"A Peep into the Future of North-Western India.

India.

"I would fain enter a vehement protest against the spirit and the manner in which the relative positions of Great Britain and Russia are treated by Englishmen, and I hope to show the immense detriment to which this treatment has subjected, and still subjects, our prestige and our good name.

"We were lately asked by an educated native of Bombay if the Russians are not ready to throw fifty lakhs of men—five hundred thousand bayonets!—upon British India; and not a few of the lower classes, Mussulmans all, had told me that the 'Moskoff' is about to attack the Punjáb.

"Men now just middle age, whose youth saw the virulent attack of Russophobia which in 1838-39 led to the Afghan War, the severest shake, next to the Sepoy Mutiny, which our Indian Empire has ever endured, find it difficult, with the proverbial difficulty of mastering new ideas after the tenth lustre, to appreciate the complete change in the positions of the two great rival Powers. As early as 1791, Russia prepared to invade India from Orenburg, viâ Ashur, Ata, and Asterabad, 'the line of least resistance,' Meshhed, Herat, and Kandahar.

"Let us suppose that in 1835 she had taken heart of grace and resolved to follow in the footsteps of Nadir Shah. The road to Delhi lay completely open to her. She had only to point to India, the 'traditional plunder-ground of Central Asia,' and all the rugged robber-hordes, from the Sutlej to the mouths of the Euphrates, would have rushed to the 'loot' like wolves and vultures to the quarry, and Persia was only waiting to see the offensive action taken. Afghanistan was ever ready to renew the pleasant scenes of Paniput. The whole line of the Indus, Mooltan, Bahawulpore, and Sind, under the Talpúr Amirs, would have hurried to the flank attack. The direct line lay through the dominions of our good friend and bitterest enemy, Runjeet Singh, whose gallant heart was broken by the easy successes of the British in Afghanistan, where he flattered himself they had fallen into his trap. With the Punjáb would have sided Cashmere, Nepaul, and even Bhootan; in fact, the whole region south, and possibly north, of the Himalayan range.
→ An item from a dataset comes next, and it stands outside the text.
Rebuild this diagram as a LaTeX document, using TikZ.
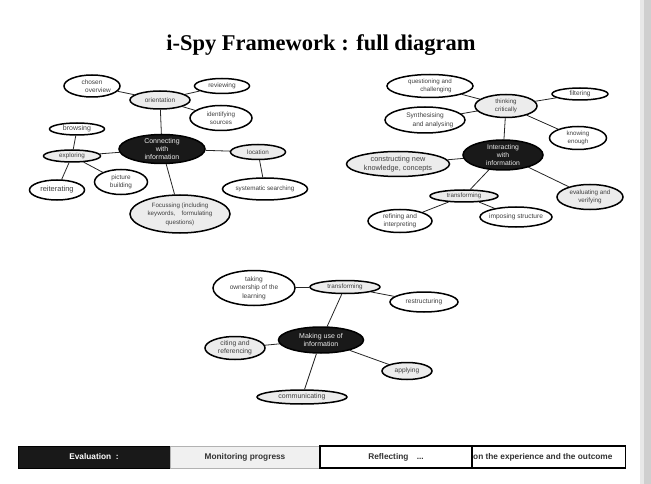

"But Russia did not take the opportunity, which means she had other things to do; and that cautious, far-seeing Power saw no advantage in a raid like the 'Chapáo' of Nadir Shah. Now the conditions of our frontier are completely changed. From the modest line of the Sutlej and the great North-western Desert, we have occupied a thousand miles of the Indus frontier, extending from Peshawar to the sea; the Punjáb is ours; Cashmere, Nepaul, and Bhootan exist on sufferance; they may be ours at any moment we please.

"Persia might still join Russia, but we have operated more than once with fatal effect upon her vulnerable heel, the Gulf. Her strength has been wasted by famine; her exchequer is empty; and the chivalry of the Desert, her Iliyát or Bedawi, have been crushed by the contact of a so-called Regular Army. The Afghans would still flock to enrol under the banners of the North, but they would be met by their hereditary foe, the Sikh. How secure we are upon this point may be judged by the way in which the military authorities have dismantled the whole Indian fortress. Our native army has been converted into an irregular machine, which could not meet even the Abyssinians without sending for reinforcements of officers to Madras and Calcutta.

"The hare-hearted Sepoy—undoubtedly the worst soldier in Asia—has been reduced to eight European officers per regiment, with all the combatants mounted, so as to secure their being swept away by the first fire.